Start DATA SECTION

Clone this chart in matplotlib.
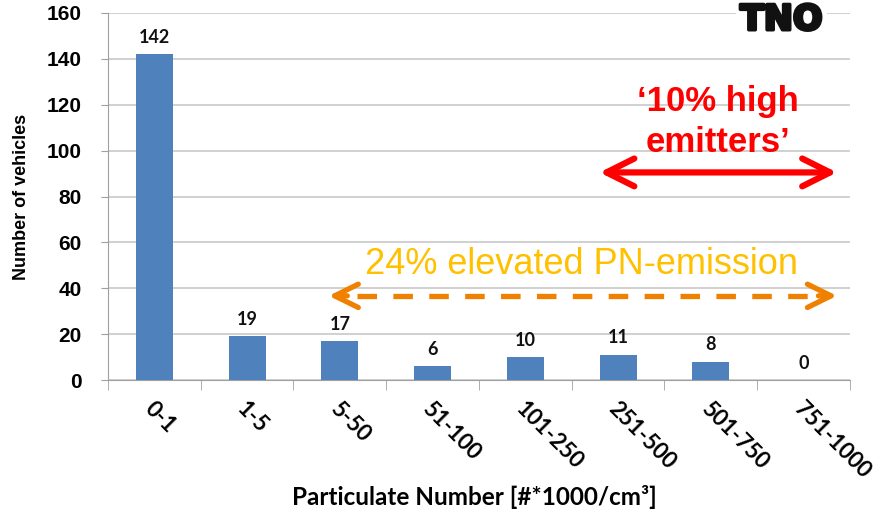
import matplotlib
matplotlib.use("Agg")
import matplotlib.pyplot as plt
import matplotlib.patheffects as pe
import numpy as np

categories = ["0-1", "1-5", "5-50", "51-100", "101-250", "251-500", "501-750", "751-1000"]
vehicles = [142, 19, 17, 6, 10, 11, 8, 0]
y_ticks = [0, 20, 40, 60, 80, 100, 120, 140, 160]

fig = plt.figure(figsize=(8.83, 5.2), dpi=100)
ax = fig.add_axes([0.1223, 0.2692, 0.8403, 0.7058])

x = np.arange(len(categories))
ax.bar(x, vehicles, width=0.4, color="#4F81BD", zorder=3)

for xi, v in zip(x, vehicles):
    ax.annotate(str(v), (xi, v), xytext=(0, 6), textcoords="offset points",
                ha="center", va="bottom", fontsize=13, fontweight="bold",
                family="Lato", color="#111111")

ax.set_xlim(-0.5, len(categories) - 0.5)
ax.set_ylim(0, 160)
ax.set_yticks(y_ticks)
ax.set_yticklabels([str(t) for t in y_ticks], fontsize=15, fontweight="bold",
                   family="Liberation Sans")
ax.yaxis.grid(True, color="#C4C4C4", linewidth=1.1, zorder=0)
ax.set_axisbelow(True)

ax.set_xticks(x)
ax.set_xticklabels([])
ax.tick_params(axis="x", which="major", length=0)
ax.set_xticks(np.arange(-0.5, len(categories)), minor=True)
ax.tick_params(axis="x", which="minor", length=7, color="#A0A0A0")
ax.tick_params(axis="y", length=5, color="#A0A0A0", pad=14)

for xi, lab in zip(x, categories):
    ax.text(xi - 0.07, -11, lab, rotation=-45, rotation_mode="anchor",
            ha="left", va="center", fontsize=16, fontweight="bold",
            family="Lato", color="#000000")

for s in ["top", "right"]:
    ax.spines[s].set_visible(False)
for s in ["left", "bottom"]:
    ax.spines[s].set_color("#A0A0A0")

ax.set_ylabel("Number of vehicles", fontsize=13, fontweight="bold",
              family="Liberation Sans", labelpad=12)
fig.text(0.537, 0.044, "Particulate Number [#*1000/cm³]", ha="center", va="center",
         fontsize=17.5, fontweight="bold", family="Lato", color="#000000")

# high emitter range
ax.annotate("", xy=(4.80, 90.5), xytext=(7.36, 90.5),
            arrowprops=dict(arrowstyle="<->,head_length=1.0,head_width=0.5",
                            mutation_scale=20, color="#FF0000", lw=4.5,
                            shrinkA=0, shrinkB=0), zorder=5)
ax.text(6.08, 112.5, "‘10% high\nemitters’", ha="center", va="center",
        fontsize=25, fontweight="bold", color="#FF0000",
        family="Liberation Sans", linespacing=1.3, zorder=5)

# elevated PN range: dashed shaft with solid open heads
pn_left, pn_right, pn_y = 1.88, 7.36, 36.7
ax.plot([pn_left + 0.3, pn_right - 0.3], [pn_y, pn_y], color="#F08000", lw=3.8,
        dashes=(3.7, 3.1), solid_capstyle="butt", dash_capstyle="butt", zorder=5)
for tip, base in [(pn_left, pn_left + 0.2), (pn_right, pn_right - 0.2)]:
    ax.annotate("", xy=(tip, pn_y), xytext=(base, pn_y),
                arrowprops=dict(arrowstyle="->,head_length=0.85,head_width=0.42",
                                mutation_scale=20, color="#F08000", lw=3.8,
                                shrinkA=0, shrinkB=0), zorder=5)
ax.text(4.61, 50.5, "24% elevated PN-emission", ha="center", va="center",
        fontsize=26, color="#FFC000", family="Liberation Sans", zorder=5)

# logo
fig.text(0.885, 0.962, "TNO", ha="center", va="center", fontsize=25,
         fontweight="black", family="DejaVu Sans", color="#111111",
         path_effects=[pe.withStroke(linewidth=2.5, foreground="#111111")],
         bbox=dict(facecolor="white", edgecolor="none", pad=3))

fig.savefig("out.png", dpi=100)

End DATA SECTION

Return the material exactly as given, apart from the pictures.

Clone this chart in matplotlib.
import matplotlib
matplotlib.use("Agg")
import matplotlib.pyplot as plt
import matplotlib.patheffects as pe
import numpy as np

categories = ["0-1", "1-5", "5-50", "51-100", "101-250", "251-500", "501-750", "751-1000"]
vehicles = [142, 19, 17, 6, 10, 11, 8, 0]
y_ticks = [0, 20, 40, 60, 80, 100, 120, 140, 160]

fig = plt.figure(figsize=(8.83, 5.2), dpi=100)
ax = fig.add_axes([0.1223, 0.2692, 0.8403, 0.7058])

x = np.arange(len(categories))
ax.bar(x, vehicles, width=0.4, color="#4F81BD", zorder=3)

for xi, v in zip(x, vehicles):
    ax.annotate(str(v), (xi, v), xytext=(0, 6), textcoords="offset points",
                ha="center", va="bottom", fontsize=13, fontweight="bold",
                family="Lato", color="#111111")

ax.set_xlim(-0.5, len(categories) - 0.5)
ax.set_ylim(0, 160)
ax.set_yticks(y_ticks)
ax.set_yticklabels([str(t) for t in y_ticks], fontsize=15, fontweight="bold",
                   family="Liberation Sans")
ax.yaxis.grid(True, color="#C4C4C4", linewidth=1.1, zorder=0)
ax.set_axisbelow(True)

ax.set_xticks(x)
ax.set_xticklabels([])
ax.tick_params(axis="x", which="major", length=0)
ax.set_xticks(np.arange(-0.5, len(categories)), minor=True)
ax.tick_params(axis="x", which="minor", length=7, color="#A0A0A0")
ax.tick_params(axis="y", length=5, color="#A0A0A0", pad=14)

for xi, lab in zip(x, categories):
    ax.text(xi - 0.07, -11, lab, rotation=-45, rotation_mode="anchor",
            ha="left", va="center", fontsize=16, fontweight="bold",
            family="Lato", color="#000000")

for s in ["top", "right"]:
    ax.spines[s].set_visible(False)
for s in ["left", "bottom"]:
    ax.spines[s].set_color("#A0A0A0")

ax.set_ylabel("Number of vehicles", fontsize=13, fontweight="bold",
              family="Liberation Sans", labelpad=12)
fig.text(0.537, 0.044, "Particulate Number [#*1000/cm³]", ha="center", va="center",
         fontsize=17.5, fontweight="bold", family="Lato", color="#000000")

# high emitter range
ax.annotate("", xy=(4.80, 90.5), xytext=(7.36, 90.5),
            arrowprops=dict(arrowstyle="<->,head_length=1.0,head_width=0.5",
                            mutation_scale=20, color="#FF0000", lw=4.5,
                            shrinkA=0, shrinkB=0), zorder=5)
ax.text(6.08, 112.5, "‘10% high\nemitters’", ha="center", va="center",
        fontsize=25, fontweight="bold", color="#FF0000",
        family="Liberation Sans", linespacing=1.3, zorder=5)

# elevated PN range: dashed shaft with solid open heads
pn_left, pn_right, pn_y = 1.88, 7.36, 36.7
ax.plot([pn_left + 0.3, pn_right - 0.3], [pn_y, pn_y], color="#F08000", lw=3.8,
        dashes=(3.7, 3.1), solid_capstyle="butt", dash_capstyle="butt", zorder=5)
for tip, base in [(pn_left, pn_left + 0.2), (pn_right, pn_right - 0.2)]:
    ax.annotate("", xy=(tip, pn_y), xytext=(base, pn_y),
                arrowprops=dict(arrowstyle="->,head_length=0.85,head_width=0.42",
                                mutation_scale=20, color="#F08000", lw=3.8,
                                shrinkA=0, shrinkB=0), zorder=5)
ax.text(4.61, 50.5, "24% elevated PN-emission", ha="center", va="center",
        fontsize=26, color="#FFC000", family="Liberation Sans", zorder=5)

# logo
fig.text(0.885, 0.962, "TNO", ha="center", va="center", fontsize=25,
         fontweight="black", family="DejaVu Sans", color="#111111",
         path_effects=[pe.withStroke(linewidth=2.5, foreground="#111111")],
         bbox=dict(facecolor="white", edgecolor="none", pad=3))

fig.savefig("out.png", dpi=100)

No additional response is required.